I left Afghanistan yesterday and it was very, very hard to leave the soldiers.

This is a trip I’ve made many times…from a war zone in a remote corner of the world back to the rest of the world.

I have a ritual of sorts…I start with a bath, with getting clean.

Last night I drew a bath of steaming hot water.  I grabbed a loofah and poured strawberry body scrub on it and scrubbed my skin. Then I soaked, just to enjoy the luxury of a tubful of water and the time to soak in it. To soak in the quiet and the calm, until the water lost its heat.

I drained the tub: the water was filthy. I could not believe the layer of dirt I was carrying.

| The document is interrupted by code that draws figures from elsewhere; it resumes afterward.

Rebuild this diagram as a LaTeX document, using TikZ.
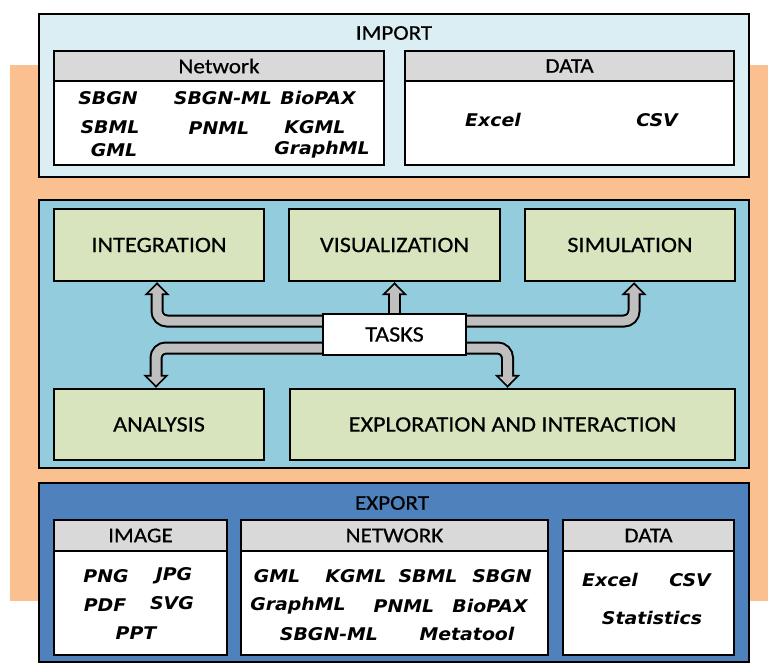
\documentclass[tikz,border=0pt]{standalone}
\usepackage{fontspec}
\setmainfont{Carlito}[FakeStretch=1.1,FakeBold=0.5]
\newfontfamily\itemfont{DejaVu Sans}[FakeStretch=1.08]
\usetikzlibrary{arrows.meta}
\definecolor{peach}{RGB}{250,192,143}
\definecolor{importblue}{RGB}{219,238,244}
\definecolor{taskblue}{RGB}{147,205,221}
\definecolor{exportblue}{RGB}{79,129,189}
\definecolor{taskgreen}{RGB}{215,228,189}
\definecolor{headgray}{RGB}{217,217,217}
\definecolor{arrowgray}{RGB}{191,191,191}

\begin{document}
\begin{tikzpicture}[x=1pt,y=-1pt,box/.style={rectangle,draw,line width=2.4pt,sharp corners,inner sep=0},outer box/.style={box,line width=2.6pt},head/.style={box,fill=headgray,minimum height=30pt,anchor=north,font=\fontsize{21}{23}\selectfont},title/.style={font=\fontsize{21}{23}\selectfont},task/.style={box,fill=taskgreen,font=\fontsize{22}{24}\selectfont},item/.style={inner sep=0,font=\itemfont\bfseries\itshape\fontsize{17.5}{19}\selectfont},tasklink/.style={preaction={draw=black,line width=13pt,shorten >=0pt,-{Triangle[length=13pt,width=25pt]}},draw=arrowgray,line width=9pt,shorten >=2.6pt,-{Triangle[length=8.6pt,width=16.5pt]},rounded corners=10pt}]
  \useasboundingbox (0,0) rectangle (768,663);
  \node[draw=none,fill=peach,minimum width=758pt,minimum height=536pt] (bg) at (389,333) {};
  % import
  \node[outer box,fill=importblue,minimum width=710pt,minimum height=163pt] (imp) at (394,95.5) {};
  \node[title] (impt) at (394,33) {IMPORT};
  \node[box,fill=white,minimum width=330pt,minimum height=114pt] (impnet) at (219,108) {};
  \node[head,minimum width=330pt] (impneth) at (impnet.north) {Network};
  \node[box,fill=white,minimum width=329pt,minimum height=114pt] (impdat) at (569.5,108) {};
  \node[head,minimum width=329pt] (impdath) at (impdat.north) {DATA};
  \node[item] (in1) at (108,98) {SBGN};
  \node[item] (in2) at (223,98) {SBGN-ML};
  \node[item] (in3) at (318,98) {BioPAX};
  \node[item] (in4) at (110,127) {SBML};
  \node[item] (in5) at (219,128) {PNML};
  \node[item] (in6) at (315,127) {KGML};
  \node[item] (in7) at (114,150) {GML};
  \node[item] (in8) at (322,150) {GraphML};
  \node[item] (id1) at (493,120) {Excel};
  \node[item] (id2) at (657,120) {CSV};
  % tasks
  \node[outer box,fill=taskblue,minimum width=710pt,minimum height=268pt] (tsk) at (394,334) {};
  \node[task,minimum width=210pt,minimum height=72pt] (integ) at (159,245) {INTEGRATION};
  \node[task,minimum width=211pt,minimum height=72pt] (visu) at (394.5,245) {VISUALIZATION};
  \node[task,minimum width=210pt,minimum height=72pt] (simu) at (630,245) {SIMULATION};
  \node[task,minimum width=210pt,minimum height=71pt] (anal) at (159,424.5) {ANALYSIS};
  \node[task,minimum width=445pt,minimum height=71pt] (explo) at (512.5,424.5) {EXPLORATION AND INTERACTION};
  \draw[tasklink] (394.5,334.5) -- (visu.south);
  \draw[tasklink] (394.5,321) -| ([xshift=-2pt]integ.south);
  \draw[tasklink] (394.5,321) -| ([xshift=4pt]simu.south);
  \draw[tasklink] (394.5,348) -| ([xshift=-3pt]anal.north);
  \draw[tasklink] (394.5,348) -| ([xshift=-5pt]explo.north);
  \node[box,fill=white,minimum width=143pt,minimum height=41pt,font=\fontsize{22}{24}\selectfont] (tasks) at (394.5,334.5) {TASKS};
  % export
  \node[outer box,fill=exportblue,minimum width=710pt,minimum height=179pt] (exp) at (394,572.5) {};
  \node[title] (expt) at (392,503) {EXPORT};
  \node[box,fill=white,minimum width=173pt,minimum height=135pt] (eimg) at (140.5,587.5) {};
  \node[head,minimum width=173pt,minimum height=31pt] (eimgh) at (eimg.north) {IMAGE};
  \node[box,fill=white,minimum width=307pt,minimum height=135pt] (enet) at (394.5,587.5) {};
  \node[head,minimum width=307pt,minimum height=31pt] (eneth) at (enet.north) {NETWORK};
  \node[box,fill=white,minimum width=171pt,minimum height=135pt] (edat) at (648.5,587.5) {};
  \node[head,minimum width=171pt,minimum height=31pt] (edath) at (edat.north) {DATA};
  \node[item] (e1) at (106,576) {PNG};
  \node[item] (e2) at (174,576) {JPG};
  \node[item] (e3) at (105,605) {PDF};
  \node[item] (e4) at (172,603) {SVG};
  \node[item] (e5) at (136,633) {PPT};
  \node[item] (e6) at (277,576) {GML};
  \node[item] (e7) at (356,576) {KGML};
  \node[item] (e8) at (428,576) {SBML};
  \node[item] (e9) at (502,576) {SBGN};
  \node[item] (e10) at (298,606) {GraphML};
  \node[item] (e11) at (404,606) {PNML};
  \node[item] (e12) at (490,606) {BioPAX};
  \node[item] (e13) at (329,634) {SBGN-ML};
  \node[item] (e14) at (467,634) {Metatool};
  \node[item] (e15) at (610,580) {Excel};
  \node[item] (e16) at (690,580) {CSV};
  \node[item] (e17) at (652,618) {Statistics};
\end{tikzpicture}
\end{document}
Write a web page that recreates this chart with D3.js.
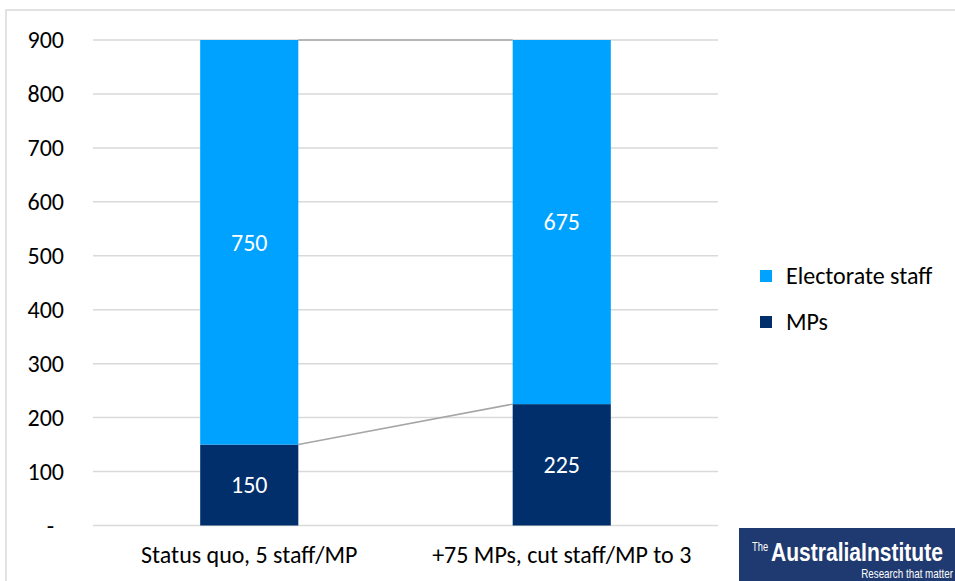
<!DOCTYPE html>
<html>
<head>
<meta charset="utf-8">
<script src="https://cdn.jsdelivr.net/npm/d3@7"></script>
<style>
  html, body { margin: 0; padding: 0; background: #fff; }
  svg { display: block; font-family: Calibri, Carlito, "Open Sans", "Noto Sans", sans-serif; }
</style>
</head>
<body>
<svg id="chart" width="955" height="581"></svg>
<script>
// Staff numbers under two scenarios
const categories = ["Status quo, 5 staff/MP", "+75 MPs, cut staff/MP to 3"];
const seriesNames = ["MPs", "Electorate staff"];
const mps = [150, 225];
const electorateStaff = [750, 675];
const yTicks = [0, 100, 200, 300, 400, 500, 600, 700, 800, 900];
const yTickLabels = ["-", "100", "200", "300", "400", "500", "600", "700", "800", "900"];
const colors = { "MPs": "#002f6c", "Electorate staff": "#00a2ff" };

const svg = d3.select("#chart");
const W = 955, H = 581;
const FS = 24;

// outer frame
svg.append("rect").attr("x", 6).attr("y", 10).attr("width", W + 10).attr("height", H + 10)
  .attr("fill", "#fff").attr("stroke", "#d9d9d9").attr("stroke-width", 1.5);

const x = d3.scaleBand().domain(categories).range([93, 718])
  .paddingInner(0.686).paddingOuter(0.343);
const y = d3.scaleLinear().domain([0, 900]).range([525.5, 40]);

// gridlines
svg.append("g").selectAll("line").data(yTicks).join("line")
  .attr("x1", 93).attr("x2", 718)
  .attr("y1", d => y(d)).attr("y2", d => y(d))
  .attr("stroke", "#d9d9d9").attr("stroke-width", 1.5);

// y axis labels
svg.append("g").selectAll("text").data(yTicks).join("text")
  .attr("x", d => d === 0 ? 54 : 64)
  .attr("y", d => y(d))
  .attr("dy", "0.35em")
  .attr("text-anchor", "end")
  .attr("font-size", FS).attr("fill", "#000")
  .text((d, i) => yTickLabels[i]);

// stacked data
const rows = categories.map((c, i) => ({ category: c, "MPs": mps[i], "Electorate staff": electorateStaff[i] }));
const stacked = d3.stack().keys(seriesNames)(rows);

// series lines between the bars
stacked.forEach(layer => {
  for (let i = 0; i < categories.length - 1; i++) {
    svg.append("line")
      .attr("x1", x(categories[i]) + x.bandwidth())
      .attr("x2", x(categories[i + 1]))
      .attr("y1", y(layer[i][1]))
      .attr("y2", y(layer[i + 1][1]))
      .attr("stroke", "#a6a6a6").attr("stroke-width", 1.5);
  }
});

// bars
const layers = svg.append("g").selectAll("g").data(stacked).join("g")
  .attr("fill", d => colors[d.key]);
layers.selectAll("rect").data(d => d).join("rect")
  .attr("x", d => x(d.data.category))
  .attr("width", x.bandwidth())
  .attr("y", d => y(d[1]))
  .attr("height", d => y(d[0]) - y(d[1]));

// value labels
layers.selectAll("text").data(d => d.map(v => ({ v, key: d.key }))).join("text")
  .attr("x", d => x(d.v.data.category) + x.bandwidth() / 2)
  .attr("y", d => y((d.v[0] + d.v[1]) / 2))
  .attr("dy", "0.35em")
  .attr("text-anchor", "middle")
  .attr("font-size", FS).attr("fill", "#fff")
  .text(d => d.v.data[d.key]);

// category labels
svg.append("g").selectAll("text").data(categories).join("text")
  .attr("x", d => x(d) + x.bandwidth() / 2)
  .attr("y", 563)
  .attr("text-anchor", "middle")
  .attr("font-size", FS).attr("fill", "#000")
  .text(d => d);

// legend
const legendItems = ["Electorate staff", "MPs"];
const legend = svg.append("g").selectAll("g").data(legendItems).join("g")
  .attr("transform", (d, i) => `translate(760, ${276 + i * 46})`);
legend.append("rect").attr("x", 0).attr("y", -6).attr("width", 12).attr("height", 12)
  .attr("fill", d => colors[d]);
legend.append("text").attr("x", 26).attr("y", 0).attr("dy", "0.35em")
  .attr("font-size", FS).attr("fill", "#000").text(d => d);

// publisher badge
const badge = svg.append("g").attr("transform", "translate(739, 528)");
badge.append("rect").attr("width", 230).attr("height", 60).attr("fill", "#1f3a70");
const logoFont = "'Liberation Sans', Arial, sans-serif";
badge.append("text").attr("transform", "translate(13,23) scale(0.72,1)")
  .attr("fill", "#fff").attr("font-family", logoFont)
  .attr("font-size", 13).text("The");
badge.append("text").attr("transform", "translate(32,33) scale(0.81,1)")
  .attr("fill", "#fff").attr("font-family", logoFont)
  .attr("font-weight", 700).attr("font-size", 26).text("AustraliaInstitute");
badge.append("text").attr("transform", "translate(214,50) scale(0.82,1)")
  .attr("text-anchor", "end").attr("fill", "#fff")
  .attr("font-size", 12).attr("font-family", logoFont)
  .text("Research that matter");
</script>
</body>
</html>
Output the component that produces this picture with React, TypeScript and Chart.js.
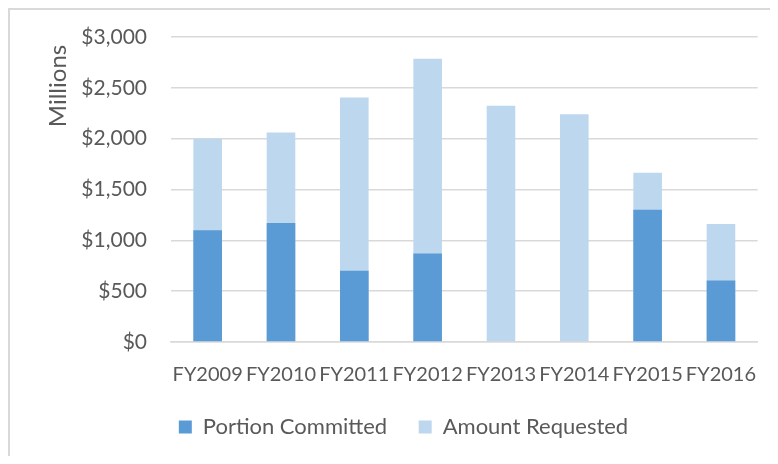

I took a shower to rinse my skin then scrubbed again and washed my hair–twice.

I started to feel clean.

Next I tackled my clothes. (I’d already tossed a few items in the trash in Afghanistan…no sense in carrying something that’ll never get clean and I’ll never wear again.) I threw everything in the washer and set it for presoak then wash. This is the clothing equivalent of the bath/shower for my body.

When the clothes were washed, the sink the water drains into was full of grit and dirt. When I looked at the t-shirts –and my clothes–I realized it was futile–they cannot get clean.

I knew it.

It’s just that way–leaving a war and heading home–I cannot wash everything away.

On this trip, as compared to many in my past, I dared to feel like I got out clean. I was not fired upon. I was not bombed. I did not watch children die. I did not watch a man bleed out before my eyes. I did not witness brutality and death.

I had a much cleaner exit than those from Liberia, Somalia, Iraq, Eritrea or Mozambique.

Then I remember the soldiers I’ve spent time with. I know a small piece of what they’ve lived because they honored me and trusted me with some of their stories.

And though I’m far away now, I am thinking of the soldiers of Charlie Co. Tonight the soldiers of Charlie Co., especially 3rd platoon, and especially 1st squad, will remember Pfc. Brett E. Wood, their brother, killed by an IED explosion on September 9, 2011.

And I am reminded…

if you’re a witness, a soldier or a civilian caught in the crossfire…

if you’ve been to war, you cannot get out clean.